Very few people, if any, stop drinking or using after their first consequence. Most of the stories you hear are the years of consequences that have built up. This is a sad fact. Why can’t people see the destruction that lies ahead if they continue to drink and use drugs? For me, it was my ego. I thought I was better and stronger than the people I saw at AA meetings.
Being ready to be sober is just like what the first step says in the twelve steps of AA. You have to admit you are powerless over drugs and alcohol and that your life has become unmanageable.
Knowing when your life has become unmanageable is not the same for everyone. Many factors contribute to you knowing when this moment arrives. One of the worst things you can have as an addict/alcoholic is means, in the form of money and housing. As long as you have these things, it’s very hard for addicts and alcoholics to see a reason to stop. Think about it, if you have money and a home, that money is going to the dealer or the liquor store. Another thing is support. If you still have the support of influential people in your life, you feel you can still drink and use. Now, I didn’t mention love and support I just said support. Your friends and family with always love you despite what happens to you and your addiction. What they may stop doing is supporting you and your behavior. They didn’t buy a ticket to your circus, and they don’t have come.
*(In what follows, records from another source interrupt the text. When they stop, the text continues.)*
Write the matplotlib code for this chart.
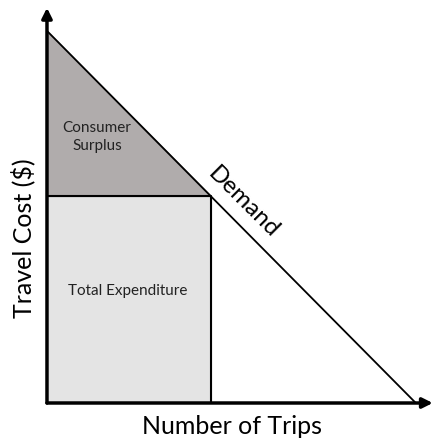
import numpy as np
import matplotlib.pyplot as plt
import matplotlib as mpl

mpl.rcParams['font.family'] = ['Lato', 'DejaVu Sans']

# linear demand curve P = P_MAX - Q
P_MAX = 100
Q_MAX = 100
Q_STAR = 44.4
P_STAR = P_MAX - Q_STAR

demand_q = [0, Q_MAX]
demand_p = [P_MAX, 0]

fig = plt.figure(figsize=(4.33, 4.43), dpi=100)
ax = fig.add_axes([0.1085, 0.0903, 0.891, 0.892])
ax.set_xlim(0, 104.6)
ax.set_ylim(0, 106.2)

# total expenditure rectangle
ax.fill([0, Q_STAR, Q_STAR, 0], [0, 0, P_STAR, P_STAR], color='#e4e4e4', zorder=1)
ax.plot([0, Q_STAR, Q_STAR], [P_STAR, P_STAR, 0], color='black', lw=1.5, zorder=2)
# consumer surplus triangle
ax.fill([0, 0, Q_STAR], [P_MAX, P_STAR, P_STAR], color='#b0acac', zorder=1)

ax.plot(demand_q, demand_p, color='black', lw=1.3, zorder=3)

# axes with arrows
for s in ax.spines.values():
    s.set_visible(False)
ax.annotate('', xy=(0, 1.0), xytext=(0, 0), xycoords='axes fraction',
            arrowprops=dict(arrowstyle='-|>,head_width=0.3,head_length=0.6', lw=2.5, color='black',
                            shrinkA=0, shrinkB=0), zorder=5)
ax.annotate('', xy=(1.0, 0), xytext=(0, 0), xycoords='axes fraction',
            arrowprops=dict(arrowstyle='-|>,head_width=0.3,head_length=0.6', lw=2.5, color='black',
                            shrinkA=0, shrinkB=0), zorder=5)
ax.set_xticks([]); ax.set_yticks([])

ax.text(13.6, 71.5, 'Consumer\nSurplus', ha='center', va='center', fontsize=11, linespacing=1.35,
        color='#222222')
ax.text(22.0, 30.2, 'Total Expenditure', ha='center', va='center', fontsize=11, color='#222222')
ax.text(53.1, 53.8, 'Demand', ha='center', va='center', fontsize=17.5, rotation=-45,
        rotation_mode='anchor')

fig.text(232/433, 1 - 427/443, 'Number of Trips', ha='center', va='center', fontsize=18)
fig.text(23/433, 1 - 238/443, 'Travel Cost ($)', ha='center', va='center', fontsize=18, rotation=90)

fig.savefig('out.png', dpi=100)
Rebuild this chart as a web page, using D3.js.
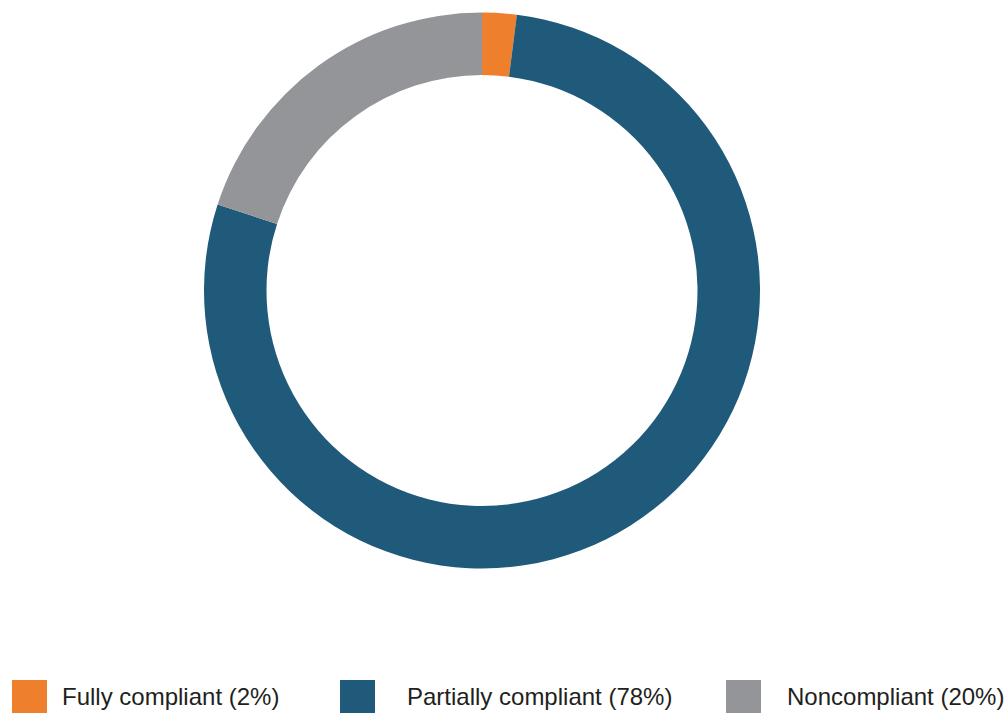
<!DOCTYPE html>
<html>
<head>
<meta charset="utf-8">
<script src="https://cdn.jsdelivr.net/npm/d3@7"></script>
<style>
  body { margin: 0; background: #ffffff; }
  svg { display: block; }
</style>
</head>
<body>
<div id="chart"></div>
<script>
// Data
var categories = ["Fully compliant", "Partially compliant", "Noncompliant"];
var shares = [2, 78, 20];
var colorsList = ["#ee7f2d", "#1f5a7b", "#939598"];

function chartDonut_Draw(ele) {
    ele = "#" + ele;
    d3.select(ele).selectAll("svg").remove();

    var w = 1008, h = 713;
    var cx = 482, cy = 290.5;
    var outerR = 278, innerR = 215.5;

    var svg = d3.select(ele)
        .append("svg")
        .attr("width", w)
        .attr("height", h);

    var data = categories.map(function(c, i) { return { name: c, value: shares[i] }; });

    var pie = d3.pie()
        .value(function(d) { return d.value; })
        .sort(null);

    var arc = d3.arc()
        .innerRadius(innerR)
        .outerRadius(outerR);

    var color = d3.scaleOrdinal().domain(categories).range(colorsList);

    // Slices
    svg.append("g")
        .attr("transform", "translate(" + cx + "," + cy + ")")
        .selectAll("path")
        .data(pie(data))
        .enter()
        .append("path")
        .attr("d", arc)
        .attr("fill", function(d) { return color(d.data.name); });

    // Legend
    var items = svg.selectAll(".legend")
        .data(data)
        .enter()
        .append("g")
        .attr("class", "legend")
        .attr("transform", function(d, i) {
            var x = [12, 340, 726][i];
            return "translate(" + x + ",680)";
        });

    items.append("rect")
        .attr("width", 35)
        .attr("height", 35)
        .attr("fill", function(d) { return color(d.name); });

    items.append("text")
        .attr("x", function(d, i) { return [50, 67, 61][i]; })
        .attr("y", 25)
        .attr("font-family", "Liberation Sans, Arial, sans-serif")
        .attr("font-size", "24px")
        .attr("fill", "#231f20")
        .text(function(d) { return d.name + " (" + d.value + "%)"; });
}

chartDonut_Draw("chart");
</script>
</body>
</html>
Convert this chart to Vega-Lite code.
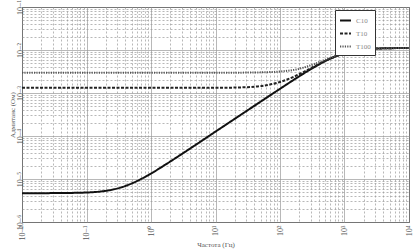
{
  "$schema": "https://vega.github.io/schema/vega-lite/v6.json",
  "width": 387,
  "height": 215,
  "autosize": {"type": "none"},
  "padding": {"left": 22, "top": 7, "right": 4, "bottom": 29},
  "background": "white",
  "config": {
    "view": {"stroke": "#222", "strokeWidth": 1},
    "font": "Liberation Serif"
  },
  "data": {
    "values": [
      {"s": "С10", "f": 0.01, "y": 4.677e-6},
      {"s": "С10", "f": 0.03162, "y": 4.70e-6},
      {"s": "С10", "f": 0.1, "y": 4.85e-6},
      {"s": "С10", "f": 0.3162, "y": 6.14e-6},
      {"s": "С10", "f": 0.5623, "y": 8.49e-6},
      {"s": "С10", "f": 1, "y": 1.343e-5},
      {"s": "С10", "f": 1.778, "y": 2.287e-5},
      {"s": "С10", "f": 3.162, "y": 4.01e-5},
      {"s": "С10", "f": 5.623, "y": 7.10e-5},
      {"s": "С10", "f": 10, "y": 1.265e-4},
      {"s": "С10", "f": 31.62, "y": 3.98e-4},
      {"s": "С10", "f": 100, "y": 1.25e-3},
      {"s": "С10", "f": 177.8, "y": 2.198e-3},
      {"s": "С10", "f": 316.2, "y": 3.75e-3},
      {"s": "С10", "f": 562.3, "y": 5.98e-3},
      {"s": "С10", "f": 1000, "y": 8.37e-3},
      {"s": "С10", "f": 1778, "y": 1.003e-2},
      {"s": "С10", "f": 3162, "y": 1.080e-2},
      {"s": "С10", "f": 10000, "y": 1.117e-2},
      {"s": "Т10", "f": 0.01, "y": 1.318e-3},
      {"s": "Т10", "f": 0.1, "y": 1.318e-3},
      {"s": "Т10", "f": 1, "y": 1.318e-3},
      {"s": "Т10", "f": 10, "y": 1.32e-3},
      {"s": "Т10", "f": 31.62, "y": 1.368e-3},
      {"s": "Т10", "f": 56.23, "y": 1.483e-3},
      {"s": "Т10", "f": 100, "y": 1.799e-3},
      {"s": "Т10", "f": 177.8, "y": 2.529e-3},
      {"s": "Т10", "f": 316.2, "y": 3.926e-3},
      {"s": "Т10", "f": 562.3, "y": 6.05e-3},
      {"s": "Т10", "f": 1000, "y": 8.39e-3},
      {"s": "Т10", "f": 1778, "y": 1.003e-2},
      {"s": "Т10", "f": 3162, "y": 1.080e-2},
      {"s": "Т10", "f": 10000, "y": 1.117e-2},
      {"s": "Т100", "f": 0.01, "y": 2.951e-3},
      {"s": "Т100", "f": 0.1, "y": 2.951e-3},
      {"s": "Т100", "f": 1, "y": 2.951e-3},
      {"s": "Т100", "f": 10, "y": 2.955e-3},
      {"s": "Т100", "f": 31.62, "y": 2.985e-3},
      {"s": "Т100", "f": 56.23, "y": 3.034e-3},
      {"s": "Т100", "f": 100, "y": 3.162e-3},
      {"s": "Т100", "f": 177.8, "y": 3.516e-3},
      {"s": "Т100", "f": 316.2, "y": 4.53e-3},
      {"s": "Т100", "f": 562.3, "y": 6.34e-3},
      {"s": "Т100", "f": 1000, "y": 8.47e-3},
      {"s": "Т100", "f": 1778, "y": 1.005e-2},
      {"s": "Т100", "f": 3162, "y": 1.080e-2},
      {"s": "Т100", "f": 10000, "y": 1.117e-2}
    ]
  },
  "mark": {"type": "line", "strokeWidth": 2, "interpolate": "monotone"},
  "encoding": {
    "x": {
      "field": "f", "type": "quantitative",
      "scale": {"type": "log", "domain": [0.01, 10000], "nice": false},
      "axis": {
        "title": "Частота (Гц)",
        "titleFontSize": 7, "titleFontWeight": "normal", "titleColor": "#555", "titlePadding": 1,
        "values": [0.01,0.02,0.03,0.04,0.05,0.06,0.07,0.08,0.09,0.1,0.2,0.3,0.4,0.5,0.6,0.7,0.8,0.9,1,2,3,4,5,6,7,8,9,10,20,30,40,50,60,70,80,90,100,200,300,400,500,600,700,800,900,1000,2000,3000,4000,5000,6000,7000,8000,9000,10000],
        "labelExpr": "abs(log(datum.value)/LN10 - round(log(datum.value)/LN10)) < 1e-6 ? '10' + replace(replace(replace(replace(replace(replace(format(round(log(datum.value)/LN10), 'd'), '-', '⁻'), '0', '⁰'), '1', '¹'), '2', '²'), '3', '³'), '4', '⁴') : ''",
        "labelAngle": -90, "labelFontSize": 8, "labelColor": "#555", "labelPadding": 3,
        "ticks": false, "domain": false,
        "gridColor": "#999",
        "gridDash": {"condition": {"test": "abs(log(datum.value)/LN10 - round(log(datum.value)/LN10)) < 1e-6", "value": []}, "value": [2, 2]},
        "gridWidth": 0.7
      }
    },
    "y": {
      "field": "y", "type": "quantitative",
      "scale": {"type": "log", "domain": [1e-6, 0.1], "nice": false},
      "axis": {
        "title": "Адмитанс (Ом)",
        "titleFontSize": 7, "titleFontWeight": "normal", "titleColor": "#555", "titlePadding": 1,
        "values": [1e-6,2e-6,3e-6,4e-6,5e-6,6e-6,7e-6,8e-6,9e-6,1e-5,2e-5,3e-5,4e-5,5e-5,6e-5,7e-5,8e-5,9e-5,1e-4,2e-4,3e-4,4e-4,5e-4,6e-4,7e-4,8e-4,9e-4,1e-3,2e-3,3e-3,4e-3,5e-3,6e-3,7e-3,8e-3,9e-3,0.01,0.02,0.03,0.04,0.05,0.06,0.07,0.08,0.09,0.1],
        "labelExpr": "abs(log(datum.value)/LN10 - round(log(datum.value)/LN10)) < 1e-6 ? '10' + replace(replace(replace(replace(replace(replace(replace(format(round(log(datum.value)/LN10), 'd'), '-', '⁻'), '1', '¹'), '2', '²'), '3', '³'), '4', '⁴'), '5', '⁵'), '6', '⁶') : ''",
        "labelAngle": -90, "labelFontSize": 8, "labelColor": "#555", "labelPadding": 2, "labelBaseline": "middle", "labelAlign": "center",
        "ticks": false, "domain": false,
        "gridColor": "#999",
        "gridDash": {"condition": {"test": "abs(log(datum.value)/LN10 - round(log(datum.value)/LN10)) < 1e-6", "value": []}, "value": [2, 2]},
        "gridWidth": 0.7
      }
    },
    "color": {
      "field": "s", "type": "nominal", "sort": ["С10", "Т10", "Т100"],
      "scale": {"domain": ["С10", "Т10", "Т100"], "range": ["#111", "#222", "#555"]},
      "legend": {
        "title": null, "orient": "none", "legendX": 313, "legendY": 3,
        "fillColor": "white", "strokeColor": "#333", "padding": 4,
        "symbolType": "stroke", "symbolSize": 120, "symbolStrokeWidth": 2,
        "labelFontSize": 7, "labelColor": "#888", "rowPadding": 2
      }
    },
    "strokeDash": {
      "field": "s", "type": "nominal", "sort": ["С10", "Т10", "Т100"],
      "scale": {"domain": ["С10", "Т10", "Т100"], "range": [[1, 0], [3, 1.5], [1.2, 1.2]]},
      "legend": {
        "title": null, "orient": "none", "legendX": 313, "legendY": 3,
        "fillColor": "white", "strokeColor": "#333", "padding": 4,
        "symbolType": "stroke", "symbolSize": 120, "symbolStrokeWidth": 2,
        "labelFontSize": 7, "labelColor": "#888", "rowPadding": 2
      }
    }
  }
}
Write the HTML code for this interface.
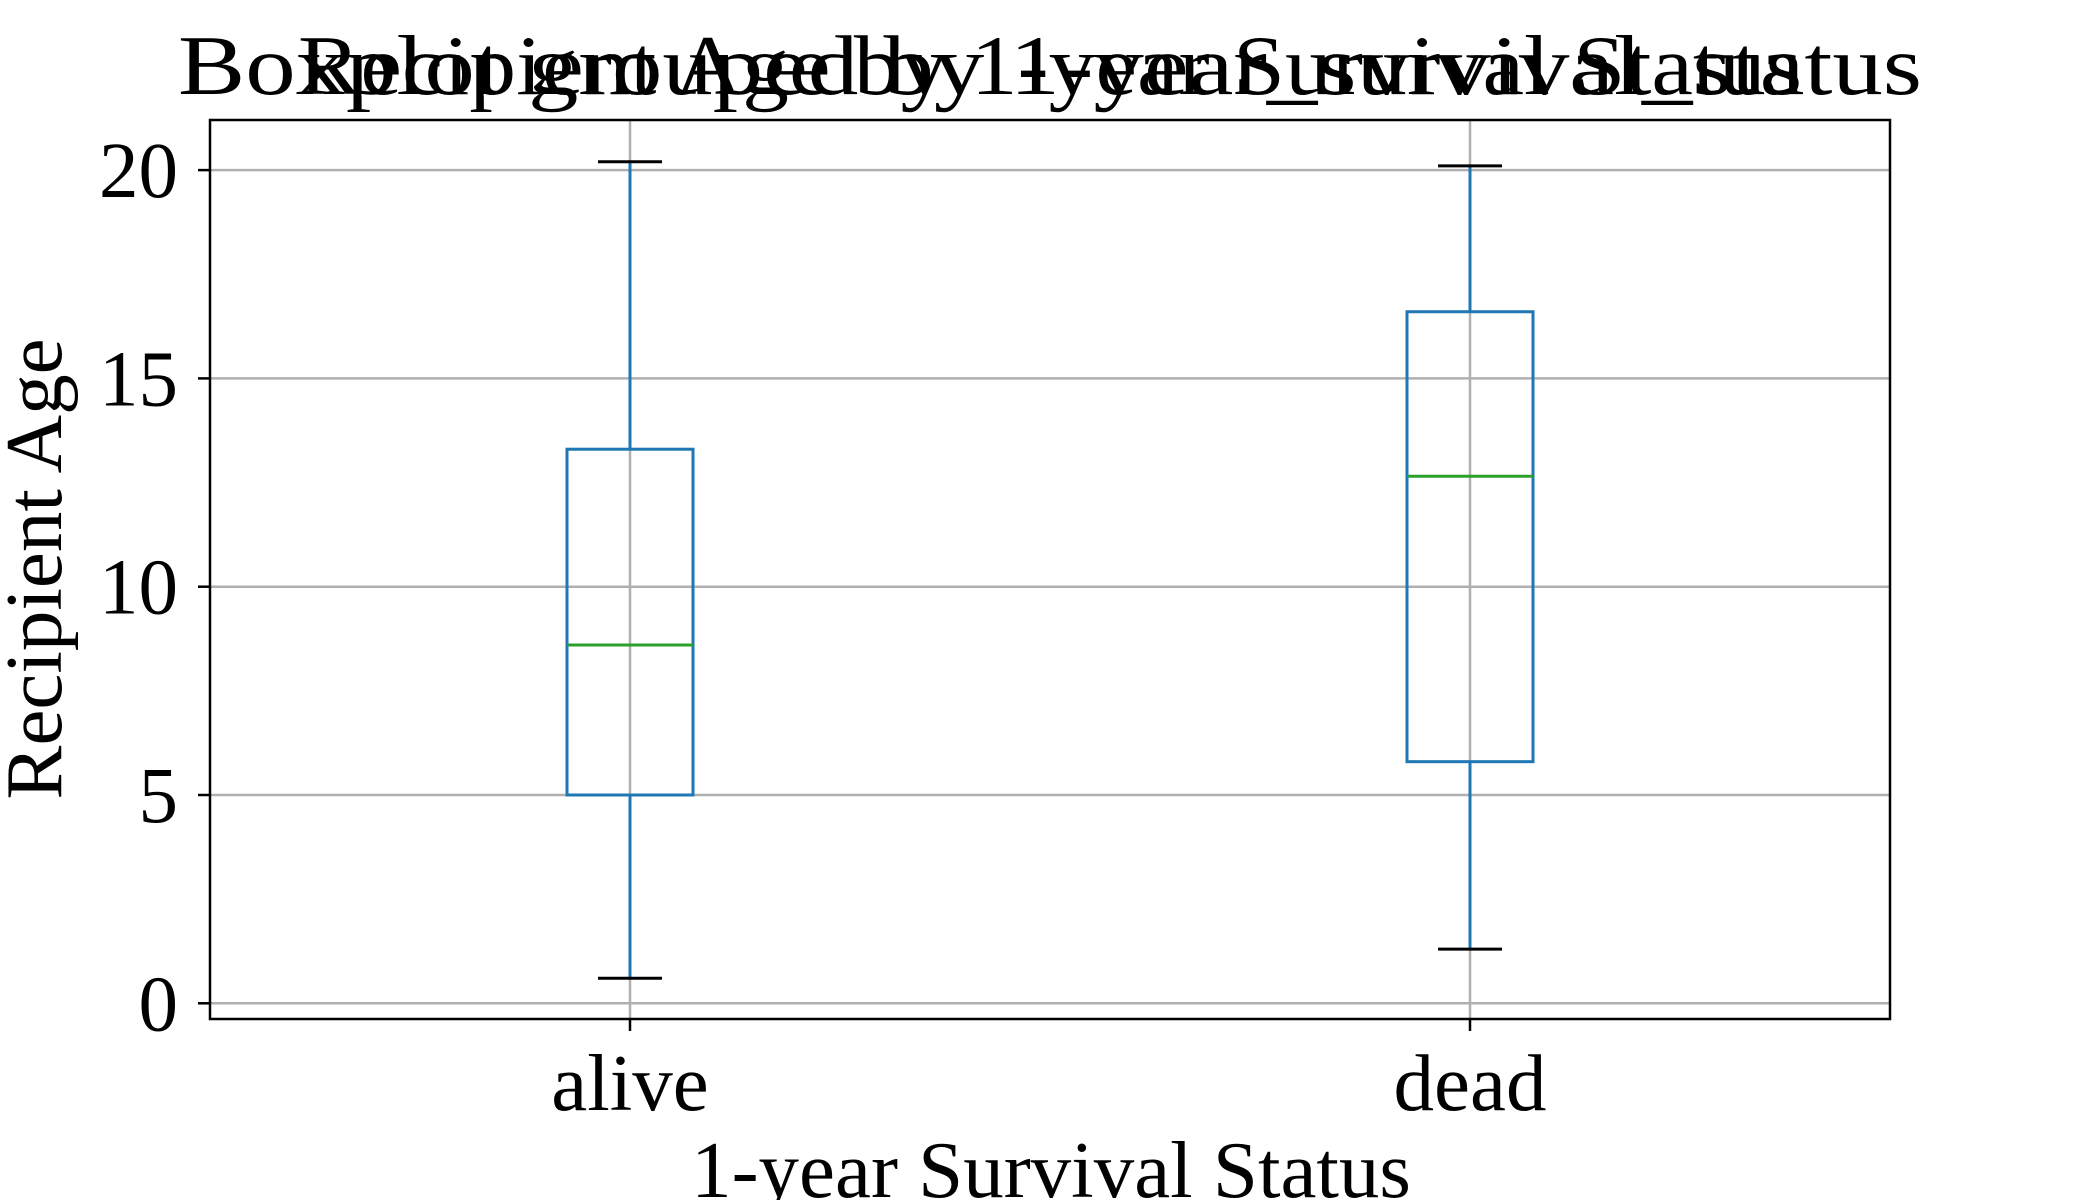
<!DOCTYPE html>
<html><head><meta charset="utf-8"><style>
html,body{margin:0;padding:0;background:#fff;}
svg{display:block;font-family:"Liberation Serif",serif;}
</style></head><body>
<svg id="chart" width="2100" height="1200" viewBox="0 0 2100 1200">
<text x="1050" y="94" font-size="85" text-anchor="middle" textLength="1744" lengthAdjust="spacingAndGlyphs">Boxplot grouped by 1-year_survival_status</text>
<text x="1050" y="94" font-size="85" text-anchor="middle" textLength="1504" lengthAdjust="spacingAndGlyphs">Recipient Age by 1-year Survival Status</text>
<g id="grid"></g>
<g id="boxes"></g>
<rect x="210" y="120" width="1680" height="899" fill="none" stroke="#000" stroke-width="2.5"/>
<g id="ticks"></g>
<text x="1051" y="1197" font-size="81" text-anchor="middle">1-year Survival Status</text>
<text transform="translate(61,569) rotate(-90)" font-size="81" text-anchor="middle">Recipient Age</text>
</svg>
<script>
const categories = ["alive","dead"];
const whiskerLow = [0.6, 1.3];
const q1 = [5.0, 5.8];
const median = [8.6, 12.65];
const q3 = [13.3, 16.6];
const whiskerHigh = [20.2, 20.1];
const yTicks = [0,5,10,15,20];

const NS="http://www.w3.org/2000/svg";
const L=210,R=1890,T=120,B=1019;
const y=v=>1003.3-(v/20)*(1003.3-170.1);
const x=i=>L+(R-L)*(i+0.5)/categories.length;
function mk(tag,attrs,parent){const e=document.createElementNS(NS,tag);for(const k in attrs)e.setAttribute(k,attrs[k]);parent.appendChild(e);return e;}
const grid=document.getElementById('grid'),ticks=document.getElementById('ticks'),boxes=document.getElementById('boxes');
yTicks.forEach(v=>{
  const g=mk('line',{x1:L,x2:R,y1:y(v),y2:y(v),stroke:'#b0b0b0','stroke-width':2.5},grid);
  
  
  const t=mk('line',{x1:L-12,x2:L,y1:y(v),y2:y(v),stroke:'#000','stroke-width':2.5},ticks);
  
  
  const l=mk('text',{x:L-32,y:y(v)+27,'font-size':79,'text-anchor':'end'},ticks);
  l.textContent=v;
  
  
});
categories.forEach((c,i)=>{
  const cx=x(i);
  const g=mk('line',{x1:cx,x2:cx,y1:T,y2:B,stroke:'#b0b0b0','stroke-width':2.5},grid);
  
  
  const t=mk('line',{x1:cx,x2:cx,y1:B,y2:B+12,stroke:'#000','stroke-width':2.5},ticks);
  
  
  const l=mk('text',{x:cx,y:1110,'font-size':81,'text-anchor':'middle'},ticks);
  l.textContent=c;
  
  
  const w1=mk('line',{x1:cx,x2:cx,y1:y(whiskerLow[i]),y2:y(q1[i]),stroke:'#1f77b4','stroke-width':3},boxes);
  
  
  const w2=mk('line',{x1:cx,x2:cx,y1:y(q3[i]),y2:y(whiskerHigh[i]),stroke:'#1f77b4','stroke-width':3},boxes);
  
  
  const c1=mk('line',{x1:cx-32,x2:cx+32,y1:y(whiskerLow[i]),y2:y(whiskerLow[i]),stroke:'#000','stroke-width':3},boxes);
  
  
  const c2=mk('line',{x1:cx-32,x2:cx+32,y1:y(whiskerHigh[i]),y2:y(whiskerHigh[i]),stroke:'#000','stroke-width':3},boxes);
  
  
  const b=mk('rect',{x:cx-63,y:y(q3[i]),width:126,height:y(q1[i])-y(q3[i]),fill:'none',stroke:'#1f77b4','stroke-width':3},boxes);
  
  
  const m=mk('line',{x1:cx-63,x2:cx+63,y1:y(median[i]),y2:y(median[i]),stroke:'#2ca02c','stroke-width':3},boxes);
  
  
});
</script>
</body></html>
Once you lose your job, which is almost always inevitable, there goes your means and possibly your housing. Usually, when you miss these things you rely on the support of others, and they are willing to help to a point. So what happens next? You snap out of it, get clean and get your job back, right? No! You lie, beg, borrow and steal. You take advantage of every person you know until they have turned their back on you out of self-preservation. You find yourself broke, jobless, homeless and friendless. At this point, you are ready to be sober or are you ready for death, jail or institutions.
Once you have exhausted all possibilities to continue with your addiction and you keep winding up homeless or institutionalized in some way, and you have escaped death, you are ready to be sober.